How We Choose
Last updated 2026-07-12
Starting With the Spec Sheet
Picture two spinning reels sitting side by side online, both under fifty dollars, both claiming to be 'smooth' and 'durable.' We start by ignoring the adjectives and pulling the actual numbers: gear ratio, ball bearing count, max drag, line capacity, and weight. For rods it's action, power rating, and material. Those specifics tell you more about how a reel will handle a hard-fighting catfish than any amount of marketing copy on the box.
Weighing Price Against What You Get
A rod and reel combo priced at thirty dollars and one priced at one hundred fifty dollars are competing for different buyers, so we compare products against others in a similar price bracket rather than penalizing budget gear for lacking premium features. The question we ask is whether the price matches the specs and stated capability, not whether it's the cheapest option on the page.
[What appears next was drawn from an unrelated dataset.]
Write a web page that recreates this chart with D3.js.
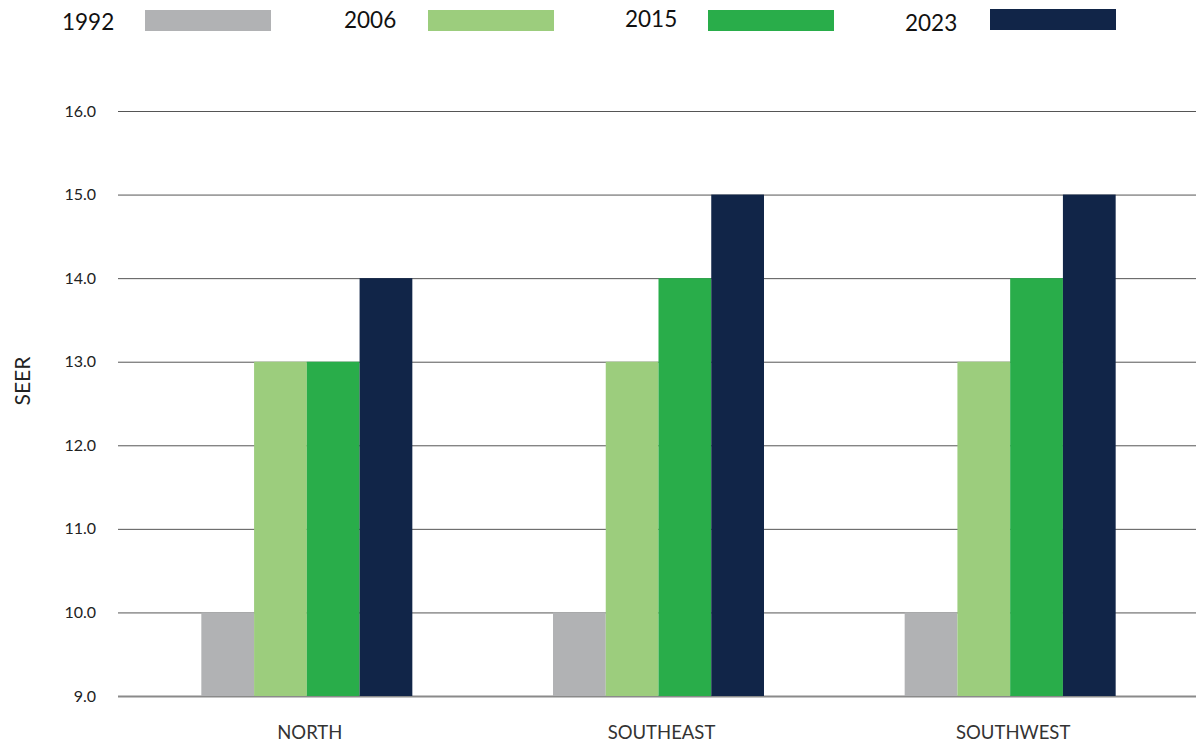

Reading Review Patterns, Not Individual Reviews
We don't quote or invent customer reviews, but the aggregate pattern of ratings is genuinely useful data. A tackle box with over ten thousand ratings holding above 4.5 stars has demonstrated durability across a huge number of real purchases in a way a single glowing review can't. We look at rating volume alongside the average score, since a high average built on a handful of ratings carries far less weight.
Checking Availability and Demand
A product can have great specs and strong reviews and still be a poor recommendation if it's constantly out of stock or being phased out by the manufacturer. We factor in current availability and general buyer demand so the gear we point you toward is something you can actually go buy today, not a listing that's technically still live but effectively discontinued.
What Knocks a Product Out
Thin rating counts, a pattern of declining scores over time, pricing that's out of step with comparable gear, or specs that don't hold up next to competitors are all reasons a product gets left off a comparison or ranked lower. We'd rather list fewer options with a clear reason for each than pad a page with gear that doesn't earn its spot.